In the 1950s, thousands of ordinary Tibetans rose up to defend
their country and religion against Chinese troops. Their citizen
army fought through 1974 with covert support from the Tibetan exile
government and the governments of India, Nepal, and the United
States. Decades later, the story of this resistance is only
beginning to be told and has not yet entered the annals of Tibetan
national history. In "Arrested Histories," the anthropologist and
historian Carole McGranahan shows how and why histories of this
resistance army are "arrested" and explains the ensuing
repercussions for the Tibetan refugee community.
Drawing on rich ethnographic and historical research, McGranahan
tells the story of the Tibetan resistance and the social processes
through which this history is made and unmade, and lived and
forgotten in the present.
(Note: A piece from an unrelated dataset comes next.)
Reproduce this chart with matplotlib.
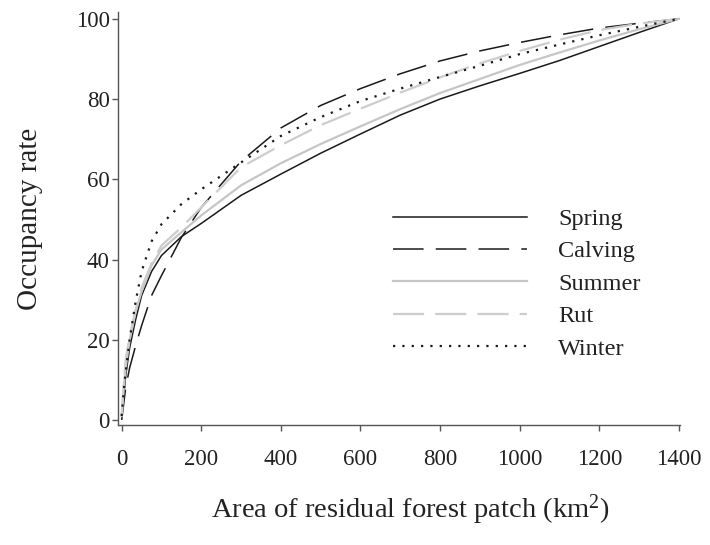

Fulfillment of veterans' desire for
recognition hinges on the Dalai Lama and "historical arrest," a
practice in which the telling of certain pasts is suspended until
an undetermined time in the future. In this analysis, struggles
over history emerge as a profound pain of belonging. Tibetan
cultural politics, regional identities, and religious commitments
cannot be disentangled from imperial histories, contemporary
geopolitics, and romanticized representations of Tibet. Moving
deftly from armed struggle to nonviolent hunger strikes, and from
diplomatic offices to refugee camps, "Arrested Histories" provides
powerful insights into the stakes of political engagement and the
cultural contradictions of everyday life.